From strategy to stagnation
The biggest barrier is the persistent silo structure. A striking example is the loyalty policy at brands like Alo, where your points are often only valid online OR only in the store. Consumers don't think in channels; they see one brand.
When the connection between physical and online is not optimal, you drive the modern consumer away. In the Netherlands, we see that the 'mature' omnichannel strategies of ten years ago have stagnated. We are missing opportunities at crucial moments, such as:
Upselling on pickup orders; A customer comes to the store to pick up a package but is not tempted into an extra purchase.
New sales on returns; A return in the store should be the starting point for a new sale, not an administrative burden.
Profit is left on the table
By losing focus on integration, retailers are leaving profit on the table on three fronts:
Revenue - Every customer who leaves empty-handed because an item cannot be ordered directly from another channel is direct profit for the competitor.
Margin - Inefficient return flows and the failure to utilize the store as a distribution hub unnecessarily drive up costs.
Customer Loyalty - Loyalty is not a savings card; it is recognition. If that recognition stops at the threshold of the physical store, the emotional connection disappears.

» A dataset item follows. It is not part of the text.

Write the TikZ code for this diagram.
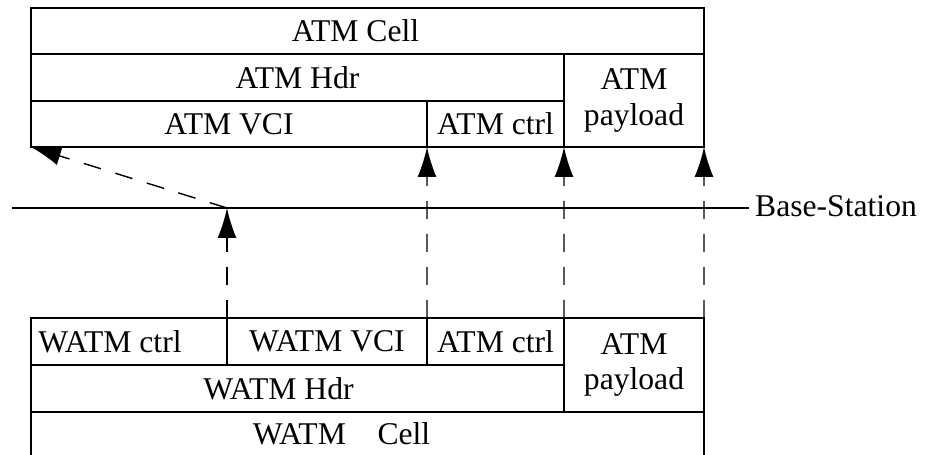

Back to Frictionless as the way forward
The trend is clear: consumers are increasingly choosing pickup points (at the retailer itself or a designated pick-up point). This offers a huge opportunity for lower costs and extra profit, provided the internal barriers are dismantled.
These omnichannel barriers must be broken down internally, whether it concerns making inventory accessible or making loyalty points universally usable.
Frictionless shopping must (once again) be the norm, because the customer simply shops online one moment and walks into the physical store the next day.
The lessons from New York are clear: even with an abundance of customers, friction erodes your profit and brand values in the long term. It is time for us to finally truly deliver on the promise of ten years ago.